START Supplied records

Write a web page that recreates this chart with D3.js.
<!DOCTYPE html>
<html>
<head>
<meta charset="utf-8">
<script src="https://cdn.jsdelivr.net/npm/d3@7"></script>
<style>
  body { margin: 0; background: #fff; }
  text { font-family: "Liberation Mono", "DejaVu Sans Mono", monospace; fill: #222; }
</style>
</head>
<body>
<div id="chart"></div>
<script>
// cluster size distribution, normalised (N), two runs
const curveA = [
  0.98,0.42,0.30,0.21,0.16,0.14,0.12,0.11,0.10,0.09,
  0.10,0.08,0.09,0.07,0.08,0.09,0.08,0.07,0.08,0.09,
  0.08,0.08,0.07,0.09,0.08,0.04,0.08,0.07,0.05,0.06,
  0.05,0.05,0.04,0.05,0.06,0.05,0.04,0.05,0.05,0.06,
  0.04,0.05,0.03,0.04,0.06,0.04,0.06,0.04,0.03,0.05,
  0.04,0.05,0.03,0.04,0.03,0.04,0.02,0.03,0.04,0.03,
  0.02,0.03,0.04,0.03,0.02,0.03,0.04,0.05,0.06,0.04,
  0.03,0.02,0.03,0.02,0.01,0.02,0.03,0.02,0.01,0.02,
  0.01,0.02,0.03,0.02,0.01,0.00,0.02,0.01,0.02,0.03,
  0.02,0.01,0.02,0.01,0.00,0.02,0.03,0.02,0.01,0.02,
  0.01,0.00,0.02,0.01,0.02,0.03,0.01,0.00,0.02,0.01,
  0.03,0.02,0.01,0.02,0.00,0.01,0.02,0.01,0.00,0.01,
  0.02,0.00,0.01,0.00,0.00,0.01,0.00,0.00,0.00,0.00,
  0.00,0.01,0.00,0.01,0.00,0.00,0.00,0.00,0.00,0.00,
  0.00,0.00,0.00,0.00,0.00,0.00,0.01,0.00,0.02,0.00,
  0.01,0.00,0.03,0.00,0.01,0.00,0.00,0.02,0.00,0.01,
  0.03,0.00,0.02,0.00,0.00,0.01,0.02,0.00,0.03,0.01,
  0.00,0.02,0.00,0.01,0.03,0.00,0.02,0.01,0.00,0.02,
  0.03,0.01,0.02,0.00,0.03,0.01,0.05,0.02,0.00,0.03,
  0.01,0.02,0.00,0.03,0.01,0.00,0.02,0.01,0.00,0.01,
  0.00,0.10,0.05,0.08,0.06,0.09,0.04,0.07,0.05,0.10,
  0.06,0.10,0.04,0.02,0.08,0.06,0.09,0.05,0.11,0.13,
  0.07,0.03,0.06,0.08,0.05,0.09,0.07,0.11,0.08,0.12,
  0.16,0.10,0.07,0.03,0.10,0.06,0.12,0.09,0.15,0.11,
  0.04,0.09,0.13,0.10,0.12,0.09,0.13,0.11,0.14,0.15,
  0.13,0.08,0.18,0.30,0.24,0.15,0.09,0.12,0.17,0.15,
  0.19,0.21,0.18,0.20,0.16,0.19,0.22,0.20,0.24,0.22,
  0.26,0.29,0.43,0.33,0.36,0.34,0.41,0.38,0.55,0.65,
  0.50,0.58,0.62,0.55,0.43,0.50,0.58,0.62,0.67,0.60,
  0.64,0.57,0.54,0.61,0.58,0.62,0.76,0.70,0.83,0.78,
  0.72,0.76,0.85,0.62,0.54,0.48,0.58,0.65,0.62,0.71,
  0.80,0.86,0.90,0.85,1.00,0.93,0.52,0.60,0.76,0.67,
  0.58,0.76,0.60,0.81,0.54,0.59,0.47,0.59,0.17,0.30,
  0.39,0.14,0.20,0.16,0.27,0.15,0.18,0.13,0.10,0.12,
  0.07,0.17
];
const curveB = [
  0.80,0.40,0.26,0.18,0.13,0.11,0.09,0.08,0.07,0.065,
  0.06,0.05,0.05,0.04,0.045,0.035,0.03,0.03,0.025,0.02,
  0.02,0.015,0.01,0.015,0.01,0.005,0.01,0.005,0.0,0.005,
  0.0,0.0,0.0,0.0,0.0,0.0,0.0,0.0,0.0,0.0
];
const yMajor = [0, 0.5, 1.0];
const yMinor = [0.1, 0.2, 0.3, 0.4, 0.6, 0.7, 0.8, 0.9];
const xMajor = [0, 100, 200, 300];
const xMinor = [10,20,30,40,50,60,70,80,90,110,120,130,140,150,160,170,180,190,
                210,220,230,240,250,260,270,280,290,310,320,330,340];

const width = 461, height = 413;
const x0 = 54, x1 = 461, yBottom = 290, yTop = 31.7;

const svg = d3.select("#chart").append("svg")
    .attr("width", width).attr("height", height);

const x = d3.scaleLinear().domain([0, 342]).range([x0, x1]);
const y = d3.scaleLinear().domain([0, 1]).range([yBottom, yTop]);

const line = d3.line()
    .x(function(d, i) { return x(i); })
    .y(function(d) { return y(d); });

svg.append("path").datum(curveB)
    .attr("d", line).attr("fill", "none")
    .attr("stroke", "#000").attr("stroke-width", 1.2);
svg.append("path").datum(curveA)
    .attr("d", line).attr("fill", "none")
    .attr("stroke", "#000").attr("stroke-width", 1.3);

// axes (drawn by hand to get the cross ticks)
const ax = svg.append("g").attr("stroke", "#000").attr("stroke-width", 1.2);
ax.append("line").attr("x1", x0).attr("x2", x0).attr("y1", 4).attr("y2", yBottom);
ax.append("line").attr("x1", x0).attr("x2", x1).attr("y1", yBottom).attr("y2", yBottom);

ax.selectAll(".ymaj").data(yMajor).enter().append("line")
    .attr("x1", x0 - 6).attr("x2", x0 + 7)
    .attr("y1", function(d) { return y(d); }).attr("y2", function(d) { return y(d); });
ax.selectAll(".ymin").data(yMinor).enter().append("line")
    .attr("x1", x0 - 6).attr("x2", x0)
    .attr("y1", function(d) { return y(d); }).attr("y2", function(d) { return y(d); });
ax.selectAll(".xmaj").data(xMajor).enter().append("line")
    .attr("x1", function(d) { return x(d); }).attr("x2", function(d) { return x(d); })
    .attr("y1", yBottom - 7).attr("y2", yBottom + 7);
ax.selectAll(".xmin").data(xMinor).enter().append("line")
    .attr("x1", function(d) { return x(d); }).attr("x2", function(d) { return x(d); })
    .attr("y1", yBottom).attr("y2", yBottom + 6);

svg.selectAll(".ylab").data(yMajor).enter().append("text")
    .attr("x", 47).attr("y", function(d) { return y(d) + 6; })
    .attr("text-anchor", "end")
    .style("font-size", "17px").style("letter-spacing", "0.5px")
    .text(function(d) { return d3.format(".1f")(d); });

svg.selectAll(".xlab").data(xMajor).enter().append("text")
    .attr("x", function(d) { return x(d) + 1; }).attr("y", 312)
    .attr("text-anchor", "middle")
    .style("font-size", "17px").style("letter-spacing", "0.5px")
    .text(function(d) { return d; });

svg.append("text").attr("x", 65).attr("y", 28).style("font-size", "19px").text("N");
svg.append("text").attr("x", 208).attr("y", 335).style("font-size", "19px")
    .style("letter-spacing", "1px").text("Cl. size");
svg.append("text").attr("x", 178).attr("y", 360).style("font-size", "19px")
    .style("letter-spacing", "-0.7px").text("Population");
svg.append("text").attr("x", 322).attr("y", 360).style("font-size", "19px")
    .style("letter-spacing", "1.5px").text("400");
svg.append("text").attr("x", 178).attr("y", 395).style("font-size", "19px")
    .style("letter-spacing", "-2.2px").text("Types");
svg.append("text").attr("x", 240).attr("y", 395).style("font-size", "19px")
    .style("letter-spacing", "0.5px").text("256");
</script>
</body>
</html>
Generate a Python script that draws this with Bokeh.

END Supplied records

Task statement
Show all lines from the data above in which the word "that" appears.

Response
Write a web page that recreates this chart with D3.js.
Generate a Python script that draws this with Bokeh.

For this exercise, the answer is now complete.